HBase: The Hadoop Database
It is an open source project and is horizontally scalable. It is database which distributed column oriented. It is built on top of the Hadoop file system. It is a non relational database system (NoSQL). HBase is a faithful, open source implementation of Google’s Bigtable.
Column oriented databases are those databases which store data tables as sections of columns of data rather than as rows of data. It is a distributed, persistent, strictly consistent storage system with near-optimal write in terms of I/O channel saturation and excellent read performance and it makes efficient use of disk space by supporting pluggable compression algorithms that can be chosen based on the nature of the data in particular column families.

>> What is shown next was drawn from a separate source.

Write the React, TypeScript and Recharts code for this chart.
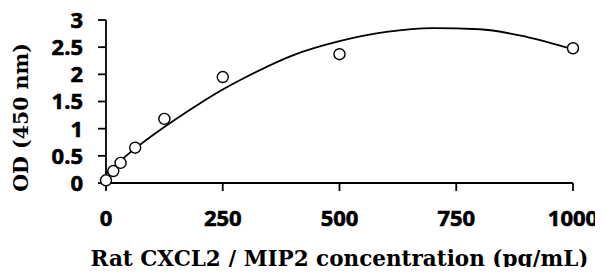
import React from 'react';
import { ComposedChart, Line, Scatter, XAxis, YAxis } from 'recharts';

// standard points (concentration pg/mL -> OD 450)
const concentrations = [0, 15.6, 31.25, 62.5, 125, 250, 500, 1000];
const odValues = [0.05, 0.22, 0.37, 0.65, 1.18, 1.95, 2.37, 2.48];

// fitted trend curve
const curveX = [0, 50, 100, 150, 200, 250, 300, 400, 500, 600, 700, 800, 900, 1000];
const curveY = [0.17, 0.55, 0.88, 1.18, 1.46, 1.72, 1.95, 2.35, 2.61, 2.78, 2.85, 2.83, 2.69, 2.46];

const xTicks = [0, 250, 500, 750, 1000];
const yTicks = [0, 0.5, 1, 1.5, 2, 2.5, 3];

const points = concentrations.map((x, i) => ({ x, y: odValues[i] }));
const curve = curveX.map((x, i) => ({ x, y: curveY[i] }));

const tickStyle = {
  fontFamily: "'Open Sans', sans-serif",
  fontWeight: 700,
  fontSize: 22,
  fill: '#000',
  stroke: '#000',
  strokeWidth: 0.6,
};
const titleFont = { fontFamily: "'DejaVu Serif', serif", fontWeight: 700, fontSize: 21.5, fill: '#000' };

const XTick = ({ x, y, payload }: any) => (
  <text x={x} y={y} dy="0.71em" textAnchor="middle" style={tickStyle}>
    {payload.value}
  </text>
);

const YTick = ({ x, y, payload }: any) => (
  <text x={x} y={y} dy="0.36em" textAnchor="end" style={tickStyle}>
    {payload.value}
  </text>
);

const YTitle = ({ viewBox }: any) => {
  const cx = viewBox.x + 21;
  const cy = viewBox.y + viewBox.height / 2 + 16;
  return (
    <text
      x={cx}
      y={cy}
      transform={`rotate(-90, ${cx}, ${cy})`}
      textAnchor="middle"
      dominantBaseline="central"
      style={{ ...titleFont, fontSize: 20.5 }}
    >
      OD (450 nm)
    </text>
  );
};

const OpenCircle = (props: any) => (
  <circle cx={props.cx} cy={props.cy} r={5.5} fill="#fff" stroke="#000" strokeWidth={1.4} />
);

const App = () => {
  return (
    // cancel the body margin so the chart sits at the page origin
    <div style={{ margin: -8, width: 603, height: 275 }}>
      <ComposedChart width={603} height={275} margin={{ top: 20, right: 30, left: 0, bottom: 0 }}>
        <XAxis
          type="number"
          dataKey="x"
          domain={[0, 1000]}
          ticks={xTicks}
          interval={0}
          height={92}
          tickSize={8}
          tickMargin={19}
          tick={<XTick />}
          axisLine={{ stroke: '#000', strokeWidth: 1.8 }}
          tickLine={{ stroke: '#000', strokeWidth: 1.8 }}
          label={{ value: 'Rat CXCL2 / MIP2 concentration (pg/mL)', position: 'insideBottom', offset: 9, style: titleFont }}
        />
        <YAxis
          type="number"
          dataKey="y"
          domain={[0, 3]}
          ticks={yTicks}
          interval={0}
          width={106}
          tickSize={8}
          tickMargin={15}
          tick={<YTick />}
          axisLine={{ stroke: '#000', strokeWidth: 1.8 }}
          tickLine={{ stroke: '#000', strokeWidth: 1.8 }}
          label={<YTitle />}
        />
        <Line
          data={curve}
          dataKey="y"
          type="monotone"
          stroke="#000"
          strokeWidth={1.8}
          dot={false}
          activeDot={false}
          isAnimationActive={false}
        />
        <Scatter data={points} dataKey="y" shape={<OpenCircle />} isAnimationActive={false} />
      </ComposedChart>
    </div>
  );
};

export default App;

HBase manages shifting load and failures elegantly and clearly to the clients. Scalability is built in and clusters can be grown or shrunk while the system is in production. Changing the cluster does not involve any difficult rebalancing or resharding procedure but is fully automated.
HBase = HDFS + DB Engine
Why we need HBase?
There are number of limitations in RDBMS that are –
- It is not good for unstructured data.
- This works well for a limited number of records
- It does not have de -normalized data.
- It is a schema oriented database.
So to overcome these problem HBase is used.
Features of HBase
The features of HBase are –
- It has easy java API for client.
- It integrates with Hadoop, both as a source and a destination.
- It is schema-less so it does not have the concept of fixed columns schema; defines only column families.
- It is good for semi-structured as well as structured data.
- It has automatic failure support.
- It provides data replication across clusters.
- It is linearly scalable.
- HBase provides fast lookups for larger tables.
- It provides low latency access to single rows from billions of records (Random access).
- Implicitly it uses Hash tables and gives random access and it saves the data in indexed HDFS files for faster lookups.
Architecture of HBase Cluster
It contains following components:
- Zookeeper – A centralized service used to preserve configuration information for hbase.
- Catalog Tables – Keep track of locations of region servers and regions.
- Master – Monitors all the region server instances in the cluster
- Region Servers – Responsible for serving and managing regions
- Region – A set of table belonging to the table. It holds a subset of table’rows like a partition.